Whether or not Churchill would have voted “remain” or “leave” has, in some way, become part of the Brexit debate, yet, it is impossible to prove with certainty if he would have eventually voted in favour of Brexit or the EU and can only be speculated.

However, it is a fact that today we live in a different time, with a completely different set of circumstances. We have not, like Churchill, just experienced two world wars within 31 years and have not just witnessed the genocide of about six million Jews.

There are many discrepancies when it comes to the efficacy of the European Union itself. Was it for instance really this Union which has brought us more than half a century of peace and prosperity or was the Union just happening at the same time incidentally?

“Our only chance for Europe to remain on the map is to stay as united as we can be. With Brexit this will be more difficult,” says Wittig. 
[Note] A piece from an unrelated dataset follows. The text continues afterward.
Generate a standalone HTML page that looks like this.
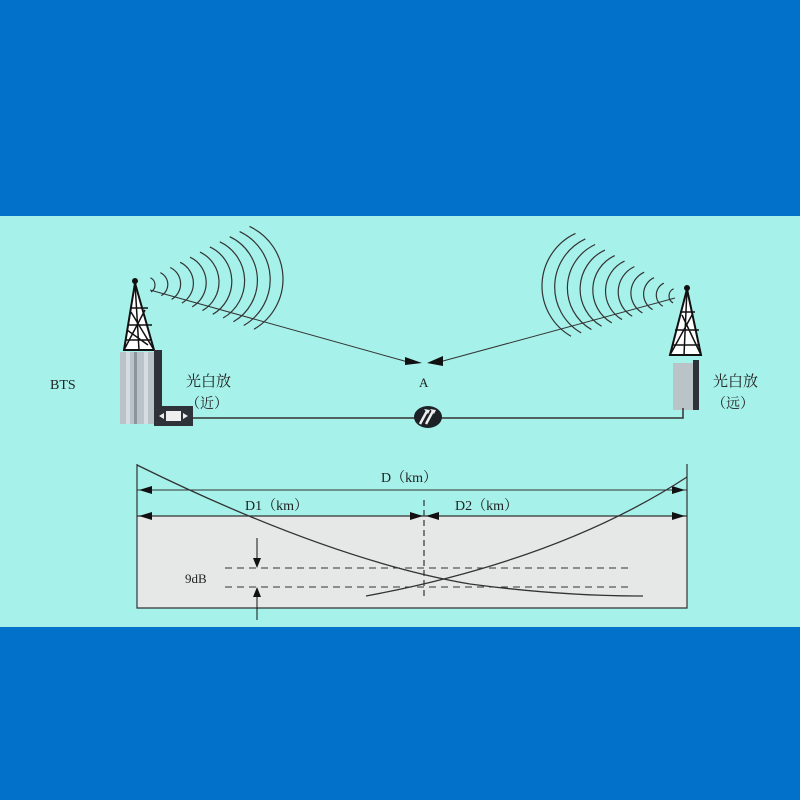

Brendan Simms, Historian and Professor of the History of International Relations in the Department of Politics and International Studies at Cambridge University offers a different opinion. He told the German magazine Der Spiegel that this nostalgic thinking of lost imperial greatness ascribed to the British was without any reason. He says if any country within the EU could stand alone and survive by one’s own efforts it would be the UK. 

Simms justifies this by arguing that the UK is the fifth largest economic power worldwide, the fourth largest military power and has a permanent seat on the UN Security Council.

However, to the question if Britain could not only leave the EU but also Europe, Simms responds that this depends on whether or not the UK is able to find an independent role within this Europe as Britain’s history was in fact shaped by Europe, and today’s Britain will continue to be shaped by Europe in the future.

According to Simms, the question whether London can restore its elements of sovereignty which were lost during the process of European integration.

And yet, even if somehow Britain were to decide to remain in the EU, Simms questions whether this would really be the end of the story.